▶ _Set problem_:
Line by line, reproduce exactly the beginning of the listing below, ending with the line that contains "(vlab) at (480,388)" and adding nothing.

▶ _Source excerpt_:
========

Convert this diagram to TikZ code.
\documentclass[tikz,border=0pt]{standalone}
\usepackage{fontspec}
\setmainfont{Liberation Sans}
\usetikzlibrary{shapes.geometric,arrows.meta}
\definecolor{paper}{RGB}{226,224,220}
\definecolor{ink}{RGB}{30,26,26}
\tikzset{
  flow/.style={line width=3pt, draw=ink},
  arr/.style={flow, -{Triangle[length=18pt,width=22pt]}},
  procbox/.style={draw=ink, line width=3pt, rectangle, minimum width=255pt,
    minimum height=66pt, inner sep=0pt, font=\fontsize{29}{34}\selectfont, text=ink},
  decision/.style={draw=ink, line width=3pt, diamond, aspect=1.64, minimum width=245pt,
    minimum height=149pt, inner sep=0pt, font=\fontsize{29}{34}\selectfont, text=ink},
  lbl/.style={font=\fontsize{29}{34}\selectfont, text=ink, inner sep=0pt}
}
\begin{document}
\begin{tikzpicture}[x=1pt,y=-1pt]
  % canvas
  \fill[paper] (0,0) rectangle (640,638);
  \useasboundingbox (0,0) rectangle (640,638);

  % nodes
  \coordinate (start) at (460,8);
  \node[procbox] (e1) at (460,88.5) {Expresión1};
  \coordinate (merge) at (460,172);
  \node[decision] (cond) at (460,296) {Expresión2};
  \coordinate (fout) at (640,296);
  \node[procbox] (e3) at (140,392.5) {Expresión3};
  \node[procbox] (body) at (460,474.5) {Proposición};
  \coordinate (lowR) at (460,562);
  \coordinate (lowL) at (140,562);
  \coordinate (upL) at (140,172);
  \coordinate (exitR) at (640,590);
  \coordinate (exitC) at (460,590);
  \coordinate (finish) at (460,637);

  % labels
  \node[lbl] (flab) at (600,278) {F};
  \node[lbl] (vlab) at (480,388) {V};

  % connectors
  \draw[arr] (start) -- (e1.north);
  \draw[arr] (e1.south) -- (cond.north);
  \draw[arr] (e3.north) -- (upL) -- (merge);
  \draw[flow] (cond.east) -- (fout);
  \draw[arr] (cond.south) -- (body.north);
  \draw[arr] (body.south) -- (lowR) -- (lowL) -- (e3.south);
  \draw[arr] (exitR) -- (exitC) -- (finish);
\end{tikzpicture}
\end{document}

========

▶ _Exercise solution_:
Convert this diagram to TikZ code.
\documentclass[tikz,border=0pt]{standalone}
\usepackage{fontspec}
\setmainfont{Liberation Sans}
\usetikzlibrary{shapes.geometric,arrows.meta}
\definecolor{paper}{RGB}{226,224,220}
\definecolor{ink}{RGB}{30,26,26}
\tikzset{
  flow/.style={line width=3pt, draw=ink},
  arr/.style={flow, -{Triangle[length=18pt,width=22pt]}},
  procbox/.style={draw=ink, line width=3pt, rectangle, minimum width=255pt,
    minimum height=66pt, inner sep=0pt, font=\fontsize{29}{34}\selectfont, text=ink},
  decision/.style={draw=ink, line width=3pt, diamond, aspect=1.64, minimum width=245pt,
    minimum height=149pt, inner sep=0pt, font=\fontsize{29}{34}\selectfont, text=ink},
  lbl/.style={font=\fontsize{29}{34}\selectfont, text=ink, inner sep=0pt}
}
\begin{document}
\begin{tikzpicture}[x=1pt,y=-1pt]
  % canvas
  \fill[paper] (0,0) rectangle (640,638);
  \useasboundingbox (0,0) rectangle (640,638);

  % nodes
  \coordinate (start) at (460,8);
  \node[procbox] (e1) at (460,88.5) {Expresión1};
  \coordinate (merge) at (460,172);
  \node[decision] (cond) at (460,296) {Expresión2};
  \coordinate (fout) at (640,296);
  \node[procbox] (e3) at (140,392.5) {Expresión3};
  \node[procbox] (body) at (460,474.5) {Proposición};
  \coordinate (lowR) at (460,562);
  \coordinate (lowL) at (140,562);
  \coordinate (upL) at (140,172);
  \coordinate (exitR) at (640,590);
  \coordinate (exitC) at (460,590);
  \coordinate (finish) at (460,637);

  % labels
  \node[lbl] (flab) at (600,278) {F};
  \node[lbl] (vlab) at (480,388) {V};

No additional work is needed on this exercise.